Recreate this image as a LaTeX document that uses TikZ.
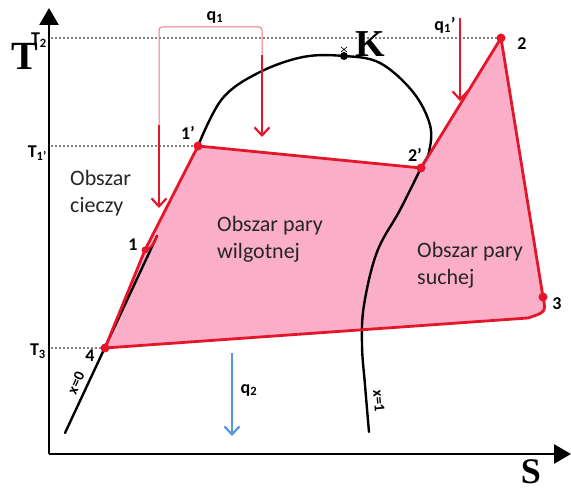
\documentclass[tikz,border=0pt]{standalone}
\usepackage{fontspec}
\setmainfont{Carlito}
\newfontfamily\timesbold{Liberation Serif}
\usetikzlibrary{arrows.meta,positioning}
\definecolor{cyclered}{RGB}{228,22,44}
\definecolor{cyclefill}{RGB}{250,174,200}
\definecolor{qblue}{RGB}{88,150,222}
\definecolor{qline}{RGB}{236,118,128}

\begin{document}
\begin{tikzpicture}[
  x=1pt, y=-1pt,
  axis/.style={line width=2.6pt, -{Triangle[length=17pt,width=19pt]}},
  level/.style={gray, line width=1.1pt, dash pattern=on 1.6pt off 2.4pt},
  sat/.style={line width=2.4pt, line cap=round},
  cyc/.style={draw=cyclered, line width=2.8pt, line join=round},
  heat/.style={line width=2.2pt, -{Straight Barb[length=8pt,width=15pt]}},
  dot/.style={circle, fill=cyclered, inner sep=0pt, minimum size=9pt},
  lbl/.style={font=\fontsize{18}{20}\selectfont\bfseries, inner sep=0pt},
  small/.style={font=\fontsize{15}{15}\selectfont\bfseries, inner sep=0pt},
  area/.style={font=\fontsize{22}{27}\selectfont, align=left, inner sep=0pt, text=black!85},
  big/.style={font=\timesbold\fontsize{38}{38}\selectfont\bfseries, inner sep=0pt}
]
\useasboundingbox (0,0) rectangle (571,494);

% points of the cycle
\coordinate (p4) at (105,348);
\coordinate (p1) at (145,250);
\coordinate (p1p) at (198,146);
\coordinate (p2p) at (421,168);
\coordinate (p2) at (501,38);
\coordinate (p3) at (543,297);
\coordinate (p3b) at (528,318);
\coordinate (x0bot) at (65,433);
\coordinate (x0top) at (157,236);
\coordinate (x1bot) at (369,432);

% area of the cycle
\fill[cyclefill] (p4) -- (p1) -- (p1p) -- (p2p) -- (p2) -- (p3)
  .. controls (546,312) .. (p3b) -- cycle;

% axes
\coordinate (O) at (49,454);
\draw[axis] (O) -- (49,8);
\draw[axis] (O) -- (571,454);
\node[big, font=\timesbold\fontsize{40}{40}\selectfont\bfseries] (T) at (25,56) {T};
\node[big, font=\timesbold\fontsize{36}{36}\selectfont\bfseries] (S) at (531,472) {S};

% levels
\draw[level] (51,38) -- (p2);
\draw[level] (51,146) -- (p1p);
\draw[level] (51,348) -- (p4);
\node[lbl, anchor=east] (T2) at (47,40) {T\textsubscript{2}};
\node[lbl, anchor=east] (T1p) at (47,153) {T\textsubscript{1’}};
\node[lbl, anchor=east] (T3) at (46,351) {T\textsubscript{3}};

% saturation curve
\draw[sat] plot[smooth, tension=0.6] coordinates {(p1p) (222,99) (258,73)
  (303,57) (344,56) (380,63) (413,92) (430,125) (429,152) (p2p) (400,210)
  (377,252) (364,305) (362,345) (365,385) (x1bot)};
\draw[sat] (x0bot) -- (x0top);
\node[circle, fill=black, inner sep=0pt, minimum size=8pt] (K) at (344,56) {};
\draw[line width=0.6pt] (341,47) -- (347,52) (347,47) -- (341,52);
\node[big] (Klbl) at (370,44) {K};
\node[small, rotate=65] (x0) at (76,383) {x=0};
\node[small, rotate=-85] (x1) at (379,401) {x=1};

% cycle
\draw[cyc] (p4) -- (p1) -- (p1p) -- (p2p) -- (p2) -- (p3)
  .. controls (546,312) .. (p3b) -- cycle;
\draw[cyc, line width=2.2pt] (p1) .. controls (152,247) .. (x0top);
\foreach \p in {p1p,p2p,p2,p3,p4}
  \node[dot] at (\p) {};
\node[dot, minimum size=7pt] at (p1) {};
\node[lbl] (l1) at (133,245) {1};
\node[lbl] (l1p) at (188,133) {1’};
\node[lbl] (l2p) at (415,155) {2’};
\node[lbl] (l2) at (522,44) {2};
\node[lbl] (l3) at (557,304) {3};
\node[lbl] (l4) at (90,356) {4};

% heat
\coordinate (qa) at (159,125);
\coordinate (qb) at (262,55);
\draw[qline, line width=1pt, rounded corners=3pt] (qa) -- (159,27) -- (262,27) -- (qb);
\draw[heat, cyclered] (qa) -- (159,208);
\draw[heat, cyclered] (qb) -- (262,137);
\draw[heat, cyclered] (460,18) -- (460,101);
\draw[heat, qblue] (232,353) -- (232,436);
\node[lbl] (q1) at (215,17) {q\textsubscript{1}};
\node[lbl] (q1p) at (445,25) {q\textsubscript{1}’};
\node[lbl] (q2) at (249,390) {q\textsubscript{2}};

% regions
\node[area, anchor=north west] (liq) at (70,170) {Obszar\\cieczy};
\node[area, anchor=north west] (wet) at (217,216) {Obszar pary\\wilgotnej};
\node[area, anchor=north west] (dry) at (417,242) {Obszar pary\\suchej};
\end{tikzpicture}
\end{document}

****

▶ To be done: Reproduce every line above as written, skipping pictures.

▶ Written solution:
Recreate this image as a LaTeX document that uses TikZ.
\documentclass[tikz,border=0pt]{standalone}
\usepackage{fontspec}
\setmainfont{Carlito}
\newfontfamily\timesbold{Liberation Serif}
\usetikzlibrary{arrows.meta,positioning}
\definecolor{cyclered}{RGB}{228,22,44}
\definecolor{cyclefill}{RGB}{250,174,200}
\definecolor{qblue}{RGB}{88,150,222}
\definecolor{qline}{RGB}{236,118,128}

\begin{document}
\begin{tikzpicture}[
  x=1pt, y=-1pt,
  axis/.style={line width=2.6pt, -{Triangle[length=17pt,width=19pt]}},
  level/.style={gray, line width=1.1pt, dash pattern=on 1.6pt off 2.4pt},
  sat/.style={line width=2.4pt, line cap=round},
  cyc/.style={draw=cyclered, line width=2.8pt, line join=round},
  heat/.style={line width=2.2pt, -{Straight Barb[length=8pt,width=15pt]}},
  dot/.style={circle, fill=cyclered, inner sep=0pt, minimum size=9pt},
  lbl/.style={font=\fontsize{18}{20}\selectfont\bfseries, inner sep=0pt},
  small/.style={font=\fontsize{15}{15}\selectfont\bfseries, inner sep=0pt},
  area/.style={font=\fontsize{22}{27}\selectfont, align=left, inner sep=0pt, text=black!85},
  big/.style={font=\timesbold\fontsize{38}{38}\selectfont\bfseries, inner sep=0pt}
]
\useasboundingbox (0,0) rectangle (571,494);

% points of the cycle
\coordinate (p4) at (105,348);
\coordinate (p1) at (145,250);
\coordinate (p1p) at (198,146);
\coordinate (p2p) at (421,168);
\coordinate (p2) at (501,38);
\coordinate (p3) at (543,297);
\coordinate (p3b) at (528,318);
\coordinate (x0bot) at (65,433);
\coordinate (x0top) at (157,236);
\coordinate (x1bot) at (369,432);

% area of the cycle
\fill[cyclefill] (p4) -- (p1) -- (p1p) -- (p2p) -- (p2) -- (p3)
  .. controls (546,312) .. (p3b) -- cycle;

% axes
\coordinate (O) at (49,454);
\draw[axis] (O) -- (49,8);
\draw[axis] (O) -- (571,454);
\node[big, font=\timesbold\fontsize{40}{40}\selectfont\bfseries] (T) at (25,56) {T};
\node[big, font=\timesbold\fontsize{36}{36}\selectfont\bfseries] (S) at (531,472) {S};

% levels
\draw[level] (51,38) -- (p2);
\draw[level] (51,146) -- (p1p);
\draw[level] (51,348) -- (p4);
\node[lbl, anchor=east] (T2) at (47,40) {T\textsubscript{2}};
\node[lbl, anchor=east] (T1p) at (47,153) {T\textsubscript{1’}};
\node[lbl, anchor=east] (T3) at (46,351) {T\textsubscript{3}};

% saturation curve
\draw[sat] plot[smooth, tension=0.6] coordinates {(p1p) (222,99) (258,73)
  (303,57) (344,56) (380,63) (413,92) (430,125) (429,152) (p2p) (400,210)
  (377,252) (364,305) (362,345) (365,385) (x1bot)};
\draw[sat] (x0bot) -- (x0top);
\node[circle, fill=black, inner sep=0pt, minimum size=8pt] (K) at (344,56) {};
\draw[line width=0.6pt] (341,47) -- (347,52) (347,47) -- (341,52);
\node[big] (Klbl) at (370,44) {K};
\node[small, rotate=65] (x0) at (76,383) {x=0};
\node[small, rotate=-85] (x1) at (379,401) {x=1};

% cycle
\draw[cyc] (p4) -- (p1) -- (p1p) -- (p2p) -- (p2) -- (p3)
  .. controls (546,312) .. (p3b) -- cycle;
\draw[cyc, line width=2.2pt] (p1) .. controls (152,247) .. (x0top);
\foreach \p in {p1p,p2p,p2,p3,p4}
  \node[dot] at (\p) {};
\node[dot, minimum size=7pt] at (p1) {};
\node[lbl] (l1) at (133,245) {1};
\node[lbl] (l1p) at (188,133) {1’};
\node[lbl] (l2p) at (415,155) {2’};
\node[lbl] (l2) at (522,44) {2};
\node[lbl] (l3) at (557,304) {3};
\node[lbl] (l4) at (90,356) {4};

% heat
\coordinate (qa) at (159,125);
\coordinate (qb) at (262,55);
\draw[qline, line width=1pt, rounded corners=3pt] (qa) -- (159,27) -- (262,27) -- (qb);
\draw[heat, cyclered] (qa) -- (159,208);
\draw[heat, cyclered] (qb) -- (262,137);
\draw[heat, cyclered] (460,18) -- (460,101);
\draw[heat, qblue] (232,353) -- (232,436);
\node[lbl] (q1) at (215,17) {q\textsubscript{1}};
\node[lbl] (q1p) at (445,25) {q\textsubscript{1}’};
\node[lbl] (q2) at (249,390) {q\textsubscript{2}};

% regions
\node[area, anchor=north west] (liq) at (70,170) {Obszar\\cieczy};
\node[area, anchor=north west] (wet) at (217,216) {Obszar pary\\wilgotnej};
\node[area, anchor=north west] (dry) at (417,242) {Obszar pary\\suchej};
\end{tikzpicture}
\end{document}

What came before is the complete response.